Murray tells Avigal about Fioravante, claiming he's a massage healer who can help her, before taking her to see him. Being too religiously observant to even shake hands with him, she nonetheless allows Fioravante to massage her back. That touch, the first in two years since the passing of her husband, brings her to tears. Meanwhile, Dovi, who works for Shomrim, a Williamsburg, Brooklyn neighborhood patrol, becomes suspicious and follows Murray. Dovi is in love with Avigal, but she does not encourage him. Fioravante and Avigal meet several more times, culminating in a kiss in the park.

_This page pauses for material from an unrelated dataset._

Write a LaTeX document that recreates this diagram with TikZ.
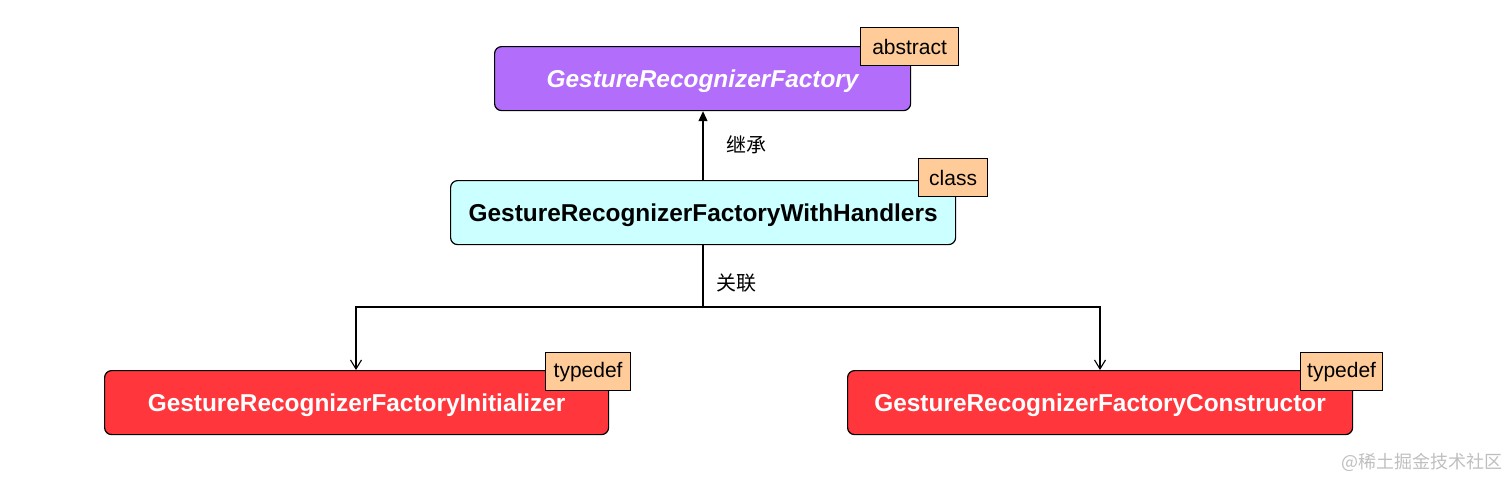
\documentclass[tikz,border=0pt]{standalone}
\usepackage{fontspec}
\setmainfont{Liberation Sans}
\newfontfamily\cjk{Noto Sans CJK SC}
\usetikzlibrary{arrows.meta}
\definecolor{cpurple}{HTML}{B26EFB}
\definecolor{ccyan}{HTML}{CCFFFF}
\definecolor{cred}{HTML}{FF363C}
\definecolor{ctag}{HTML}{FFCC99}
\begin{document}
\begin{tikzpicture}[x=1pt,y=-1pt,
  box/.style={draw=black,line width=1.2pt,rounded corners=7pt,anchor=north west,inner sep=0pt},
  tagbox/.style={draw=black,line width=1.2pt,fill=ctag,anchor=north west,inner sep=0pt,font=\fontsize{21}{24}\selectfont},
  title/.style={font=\fontsize{24.4}{28}\selectfont\bfseries},
  ititle/.style={font=\fontsize{24.4}{28}\selectfont\bfseries\itshape},
  lbl/.style={font=\cjk\fontsize{20}{22}\selectfont},
  conn/.style={line width=1.1pt,draw=black}]
\useasboundingbox (0,0) rectangle (1512,479);
% boxes
\node[box,fill=cpurple,minimum width=416pt,minimum height=64pt] (top) at (494,46) {};
\node[ititle,text=white] (toptext) at ([yshift=-2.5pt]top.center) {GestureRecognizerFactory};
\node[tagbox,minimum width=98pt,minimum height=38pt] (t1) at (860,27) {abstract};

\node[box,fill=ccyan,minimum width=505pt,minimum height=64pt] (mid) at (450,180) {};
\node[title] (midtext) at ([yshift=-2.5pt]mid.center) {GestureRecognizerFactoryWithHandlers};
\node[tagbox,minimum width=69pt,minimum height=38pt] (t2) at (918,158) {class};

\node[box,fill=cred,minimum width=504pt,minimum height=64pt] (bl) at (104,370) {};
\node[title,text=white] (bltext) at ([yshift=-2.5pt]bl.center) {GestureRecognizerFactoryInitializer};
\node[tagbox,minimum width=85pt,minimum height=38pt] (t3) at (545,352) {typedef};

\node[box,fill=cred,minimum width=505pt,minimum height=64pt] (br) at (847,370) {};
\node[title,text=white] (brtext) at ([yshift=-2.5pt]br.center) {GestureRecognizerFactoryConstructor};
\node[tagbox,minimum width=82pt,minimum height=38pt] (t4) at (1300,352) {typedef};

% connectors
\coordinate (split) at (703,307);
\draw[conn,-{Triangle[length=10pt,width=9pt]}] (mid.north -| 703,0) -- (top.south -| 703,0);
\node[lbl] (l1) at (746,145) {继承};
\node[lbl] (l2) at (736,283) {关联};
\draw[conn] (mid.south -| 703,0) -- (split);
\draw[conn,-{Straight Barb[length=9pt,width=11pt]}] (split) -| (bl.north -| 356,0);
\draw[conn,-{Straight Barb[length=9pt,width=11pt]}] (split) -| (br.north -| 1100,0);

\node[font=\cjk\fontsize{18}{20}\selectfont,text=black!25,anchor=east] (wm) at (1506,462) {@稀土掘金技术社区};
\end{tikzpicture}
\end{document}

Fioravante is summoned to the long planned ménage, but he's unable to finish it. The two women cheerfully realize the truth—he has fallen in love. Murray is kidnapped by a group of Hasids, taken to a Rabbinic Court and interrogated. Avigal interrupts the court and confesses to violating the laws of modesty, but nothing more, explaining she was lonely. Avigal now accepts Dovi, but has him drive her to Fioravante to say goodbye. Fioravante tells Murray he is leaving, though he reconsiders after a café encounter with another beautiful woman.

==Cast==

- John Turturro as Fioravante
- Woody Allen as Murray Schwartz
- Sharon Stone as Dr. Parker
- Sofía Vergara as Selima
- Vanessa Paradis as Avigal
- Liev Schreiber as Dovi
- Eugenia Kuzmina as Olga
- Tonya Pinkins as Othella
- Max Casella as guy at counter
- Aida Turturro as driver's wife
- Bob Balaban as Sol
- Michael Badalucco as burly driver
- David Margulies as Chief Rebbe
- Aurélie Claudel as tai chi woman
- Loan Chabanol as Loan

==Release==
Fading Gigolo screened in the Special Presentation section at the 2013 Toronto International Film Festival on September 8, 2013. It received a limited release in the United States on April 18, 2014.

==Reception==
===Critical response===
Fading Gigolo received mixed reviews. On film aggregation website Rotten Tomatoes, the film has a 55% approval rating, with an average score of 5.85/10, based on reviews from 143 critics. The website's critical consensus states: "Admittedly vulgar and ludicrous, Fading Gigolo gets a surprising amount of mileage out of the entertaining chemistry between its starring duo". On another website, Metacritic, it has a weighted average score of 58 out of 100, based on reviews from 38 critics, indicating "mixed or average" reviews.

Geoffrey Macnab of The Independent gave the film three out of five stars, noting that "Turturro's trick is to take stereotypical characters and to portray them in an offbeat and surprising way." Peter Debruge of Variety gave it a favorable review. "It certainly benefits from having Allen aboard, though only Turturro would fight to bring such a warm and disarming experiment to the screen", he said.

Catherine Shoard of The Guardian praised Woody Allen's performance, stating that "Turturro has given Allen his biggest and best on-screen turn in years". Stephanie Zacharek of The Village Voice called the film "a breeze, enjoyable both for its sweetness and its unapologetic silliness".

===Box Office===
The movie grossed $3,769,873 domestically and $18,936,431 in other territories giving a total gross of $22,706,304.